AppleのiCloudデータ、中国移行に懸念の声当局の悪用懸念(2/3 ページ)

» 2018年03月06日 16時28分 公開
[ロイター]

<警察に広汎な権限>

アップルによれば、合弁事業を組んだからといって、中国がユーザーデータに対する「バックドア」を得るわけではなく、暗号化キーを管理するのも提携企業ではなくアップルのみだ。だが、中国人顧客は最初から何かが違っていることに気づくだろう。彼らのiCloudアカウントには、共同ブランドとして提携企業名も併記される。

アップルの製品やサービスでは初めてのことだ。

中国で発売されるiPhone(アイフォーン)には、端末自体へのアクセスを(アップルも含め)誰に対してもほぼ不可能にするセキュリティ機能が残されているが、iCloudはその対象外だ。中国当局がアップルに対し法的な命令を提示すれば、iCloudアカウント内のあらゆる情報にアクセスできるようになる。

アップルは、司法による適切な請求以外には対応しないとしているが、中国法の専門家によれば、同国の司法プロセスは米国とは大きく異なっており、独立裁判所によってチェックされる米国式「令状」に似たものは存在しないという。
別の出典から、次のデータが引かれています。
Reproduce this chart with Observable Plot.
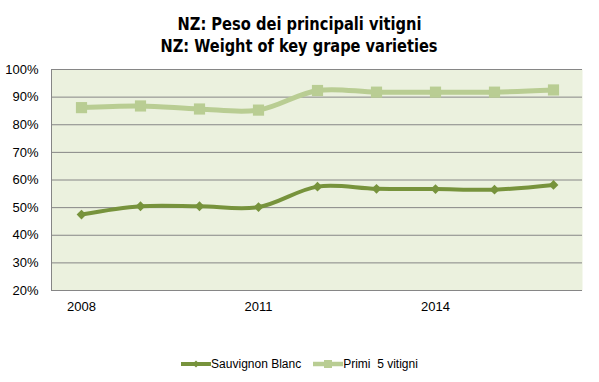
<!DOCTYPE html>
<html>
<head>
<meta charset="utf-8">
<script src="https://cdn.jsdelivr.net/npm/d3@7"></script>
<script src="https://cdn.jsdelivr.net/npm/@observablehq/plot@0.6"></script>
<style>
  html, body { margin: 0; padding: 0; background: #fff; }
  #wrap { position: relative; width: 599px; height: 382px; overflow: hidden; }
  #title { position: absolute; left: 0; top: 13px; width: 599px; text-align: center;
    font-family: "Liberation Sans Narrow", "DejaVu Sans Condensed", sans-serif; font-weight: bold;
    font-size: 18.5px; line-height: 22px; color: #000; }
  #title span { display: inline-block; transform-origin: center; white-space: nowrap; }
  #chart { position: absolute; left: 0; top: 60px; }
  #legend { position: absolute; left: 0; top: 356px; width: 599px; text-align: center;
    font-family: "Liberation Sans", Arial, sans-serif; font-size: 12px; line-height: 16px; color: #000; }
  .item { display: inline-flex; align-items: center; margin: 0 6px; }
  .item svg { margin-right: 0px; }
</style>
</head>
<body>
<div id="wrap">
  <div id="title"><span id="t1">NZ: Peso dei principali vitigni</span><br><span id="t2">NZ: Weight of key grape varieties</span></div>
  <div id="chart"></div>
  <div id="legend"></div>
</div>
<script>
const years = ["2008","2009","2010","2011","2012","2013","2014","2015","2016"];
const xTicks = ["2008","2011","2014"];
const sauvignon = [47.5, 50.5, 50.5, 50.2, 57.6, 56.8, 56.7, 56.5, 58.2];
const primi = [86.2, 86.8, 85.7, 85.3, 92.4, 91.8, 91.8, 91.8, 92.6];
const yTicks = [20, 30, 40, 50, 60, 70, 80, 90, 100];
const seriesNames = ["Sauvignon Blanc", "Primi  5 vitigni"];
const colors = ["#77933c", "#b9cd93"];

// fit title lines to reference widths
[["t1", 244], ["t2", 277]].forEach(([id, w]) => {
  const el = document.getElementById(id);
  const cur = el.getBoundingClientRect().width;
  if (cur > 0) el.style.transform = `scaleX(${w / cur})`;
});

const data = [];
years.forEach((y, i) => {
  data.push({year: y, value: sauvignon[i], series: seriesNames[0]});
  data.push({year: y, value: primi[i], series: seriesNames[1]});
});
const sData = data.filter(d => d.series === seriesNames[0]);
const pData = data.filter(d => d.series === seriesNames[1]);

const chart = Plot.plot({
  width: 599,
  height: 260,
  marginLeft: 51,
  marginRight: 17,
  marginTop: 9,
  marginBottom: 30,
  style: {fontFamily: "'Liberation Sans', Arial, sans-serif", color: "#000", background: "transparent"},
  x: {type: "point", domain: years, padding: 0.5, label: null},
  y: {domain: [20, 100], label: null},
  marks: [
    Plot.frame({fill: "#ebf1de", stroke: null}),
    Plot.ruleY(yTicks, {stroke: "#868686", strokeWidth: 1}),
    Plot.axisY({ticks: yTicks, tickSize: 0, tickPadding: 13, tickFormat: d => d + "%", fontSize: 13, label: null}),
    Plot.axisX({ticks: xTicks, tickSize: 0, tickPadding: 11, fontSize: 13, label: null}),
    Plot.line(pData, {x: "year", y: "value", stroke: colors[1], strokeWidth: 5, curve: "catmull-rom"}),
    Plot.dot(pData, {x: "year", y: "value", symbol: "square", r: 6.3, fill: colors[1], stroke: null}),
    Plot.line(sData, {x: "year", y: "value", stroke: colors[0], strokeWidth: 4, curve: "catmull-rom"}),
    Plot.dot(sData, {x: "year", y: "value", symbol: "diamond2", r: 4.4, fill: colors[0], stroke: null})
  ]
});
// left axis line
const svg = d3.select(chart);
svg.append("line")
  .attr("x1", 51.5).attr("x2", 51.5).attr("y1", 9).attr("y2", 230)
  .attr("stroke", "#868686").attr("stroke-width", 1);
document.getElementById("chart").appendChild(chart);

// legend
const legend = document.getElementById("legend");
seriesNames.forEach((name, i) => {
  const item = document.createElement("span");
  item.className = "item";
  const marker = i === 0
    ? `<svg width="30" height="10"><line x1="0" x2="30" y1="5" y2="5" stroke="${colors[0]}" stroke-width="4"/><path d="M15,1.5L18.5,5L15,8.5L11.5,5Z" fill="${colors[0]}"/></svg>`
    : `<svg width="30" height="10"><line x1="0" x2="30" y1="5" y2="5" stroke="${colors[1]}" stroke-width="4.5"/><rect x="11" y="1" width="8" height="8" fill="${colors[1]}"/></svg>`;
  item.innerHTML = marker + `<span style="white-space:pre">${name}</span>`;
  legend.appendChild(item);
});
</script>
</body>
</html>
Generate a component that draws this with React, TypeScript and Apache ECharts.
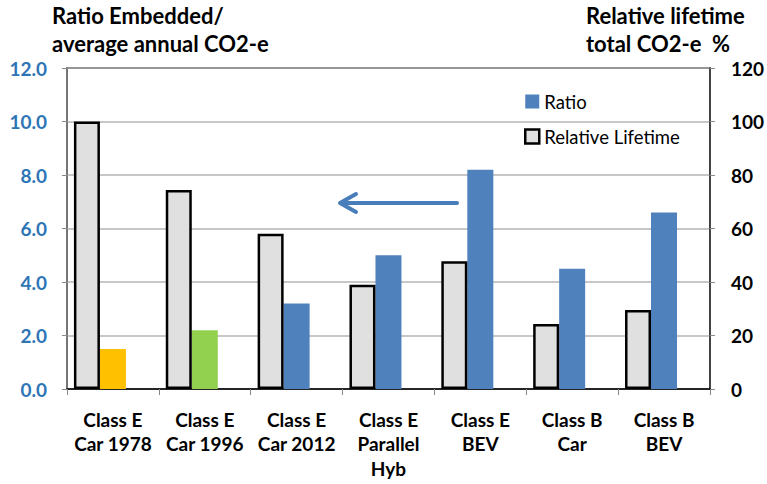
import React, { useEffect, useRef } from "react";
import * as echarts from "echarts";

const categories = [
  "Class E\nCar 1978",
  "Class E\nCar 1996",
  "Class E\nCar 2012",
  "Class E\nParallel\nHyb",
  "Class E\nBEV",
  "Class B\nCar",
  "Class B\nBEV",
];
const relativeLifetime = [100, 74.4, 58, 39, 47.8, 24.3, 29.5];
const ratio = [1.5, 2.2, 3.2, 5.0, 8.2, 4.5, 6.6];
const ratioColors = ["#ffc000", "#92d050", "#4f81bd", "#4f81bd", "#4f81bd", "#4f81bd", "#4f81bd"];
const leftTicks = { min: 0, max: 12, interval: 2 };
const rightTicks = { min: 0, max: 120, interval: 20 };

const FONT = "Lato";

export default function App() {
  const ref = useRef<HTMLDivElement>(null);
  useEffect(() => {
    if (!ref.current) return;
    const chart = echarts.init(ref.current, null, { renderer: "svg" });
    chart.setOption({
      animation: false,
      textStyle: { fontFamily: FONT },
      grid: {
        left: 67,
        right: 55,
        top: 68,
        bottom: 95,
        show: true,
        borderColor: "#000",
        borderWidth: 1.5,
        backgroundColor: "transparent",
      },
      legend: {
        orient: "vertical",
        left: 519,
        top: 87,
        itemWidth: 14,
        itemHeight: 14,
        itemGap: 16,
        textStyle: { fontFamily: FONT, fontSize: 18.5, color: "#000" },
        data: [
          { name: "Ratio", icon: "rect", itemStyle: { color: "#4f81bd", borderWidth: 0 } },
          {
            name: "Relative Lifetime",
            icon: "rect",
            itemStyle: { color: "#e0e0e0", borderColor: "#000", borderWidth: 2.5 },
          },
        ],
      },
      xAxis: {
        type: "category",
        data: categories,
        axisLine: { lineStyle: { color: "#000", width: 1.5 } },
        axisTick: { show: true, length: 6, lineStyle: { color: "#888" } },
        axisLabel: {
          fontFamily: FONT,
          fontSize: 19,
          fontWeight: "bold",
          color: "#000",
          lineHeight: 24.5,
          margin: 18,
          interval: 0,
        },
      },
      yAxis: [
        {
          type: "value",
          ...leftTicks,
          position: "left",
          axisLine: { show: true, lineStyle: { color: "#888", width: 1.5 } },
          axisTick: { show: true, length: 5, lineStyle: { color: "#888" } },
          splitLine: { lineStyle: { color: "#b4b4b4", width: 1.5 } },
          axisLabel: {
            fontFamily: FONT,
            fontSize: 19,
            fontWeight: "bold",
            color: "#2e75b6",
            margin: 20,
            formatter: (v: number) => v.toFixed(1),
          },
        },
        {
          type: "value",
          ...rightTicks,
          position: "right",
          axisLine: { show: true, lineStyle: { color: "#444", width: 1.5 } },
          axisTick: { show: true, length: 5, lineStyle: { color: "#888" } },
          splitLine: { show: false },
          axisLabel: {
            fontFamily: FONT,
            fontSize: 19,
            fontWeight: "bold",
            color: "#000",
            margin: 21,
          },
        },
      ],
      series: [
        {
          name: "Relative Lifetime",
          type: "bar",
          yAxisIndex: 1,
          barWidth: 26,
          barGap: "0%",
          z: 3,
          data: relativeLifetime,
          itemStyle: { color: "#e0e0e0", borderColor: "#000", borderWidth: 2.5 },
        },
        {
          name: "Ratio",
          type: "bar",
          yAxisIndex: 0,
          barWidth: 26,
          barGap: "0%",
          z: 2,
          data: ratio.map((v, i) => ({ value: v, itemStyle: { color: ratioColors[i] } })),
          itemStyle: { color: "#4f81bd" },
        },
        {
          name: "spacer",
          type: "bar",
          yAxisIndex: 0,
          barWidth: 26,
          barGap: "0%",
          silent: true,
          data: ratio.map(() => 0),
          itemStyle: { color: "transparent" },
        },
      ],
      graphic: [
        {
          type: "text",
          left: 52,
          top: 1,
          style: {
            text: "Ratio Embedded/\naverage annual CO2-e",
            fontFamily: FONT,
            fontSize: 22,
            fontWeight: "bold",
            lineHeight: 28,
            fill: "#000",
          },
        },
        {
          type: "text",
          left: 586,
          top: 1,
          style: {
            text: "Relative lifetime\ntotal CO2-e  %",
            fontFamily: FONT,
            fontSize: 22,
            fontWeight: "bold",
            lineHeight: 28,
            fill: "#000",
          },
        },
        {
          type: "line",
          shape: { x1: 457, y1: 203, x2: 341, y2: 203 },
          style: { stroke: "#4a7ebb", lineWidth: 4, lineCap: "round" },
        },
        {
          type: "polyline",
          shape: { points: [[356, 194], [340, 203], [356, 212]] },
          style: { stroke: "#4a7ebb", lineWidth: 4, lineCap: "round", lineJoin: "round", fill: "none" },
        },
      ],
    });
    return () => chart.dispose();
  }, []);
  return (
    <div
      ref={ref}
      style={{ position: "fixed", left: 0, top: 0, width: 767, height: 484, background: "#fff" }}
    />
  );
}
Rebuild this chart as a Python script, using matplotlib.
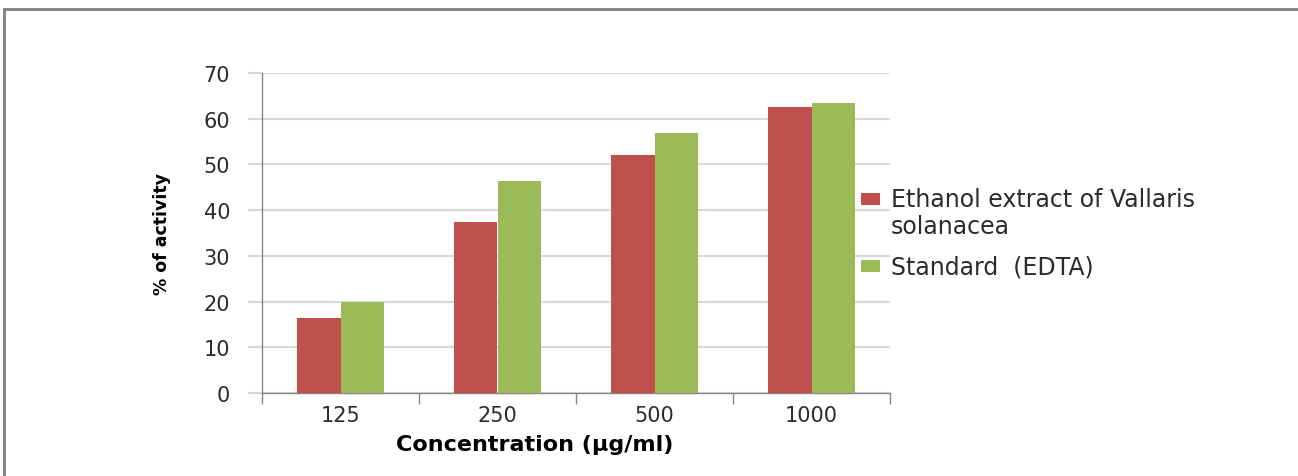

中国の法律では、裁判所の承認は必要なく、警察が令状を発行し、それを執行することができる。

イェール大学ロースクールのポール・ツァイ記念中国センター(北京)の研究員ジェレミー・ドーム弁護士は、「刑事捜査のごく早い段階から、警察は証拠収集のための広汎な権限を与えられている」と言う。「独立した裁判所によるチェックではなく、警察内部の手続きによって権限を与えられ、市民はこれに協力する義務がある」

雲上貴州大数据産業発展と中国のサイバーセキュリティを担当するテクノロジー業界担当当局にコメントを求めたが、回答は得られなかった。貴州省政府は、特にコメントすべきことはないと回答した。

中国にも実際には令状取得に関する規則が存在するものの、そのいずれに違反しても罰せられることはほとんどない。またデータのプライバシー保護に関する法律もあるが、当局が犯罪行為について捜査する場合には幅広い例外が認められている。

そうした犯罪行為には、共産主義的な価値観を損なうこと、オンラインでの「挑発行為」、またインターネット閲覧のためにVPN(仮想プライベートネットワーク)を利用することまで含まれている。

アップルによれば、中国で保管される暗号化キーは中国人顧客のデータに関するものに限定されており、中国当局が米国など他国のデータを解読するために、暗号化キーを使うようアップルに請求することはできないという。

プライバシー問題に詳しい弁護士は、今回の変更は中国人顧客の保護という点では大幅な後退だと懸念を漏らす。

電子フロンティア財団のカミーユ・フィッシャー氏は、「令状が必要であり、それが正しく執行される限りにおいて、米国基準が最もプライバシーをよく保護するものだ」と語る。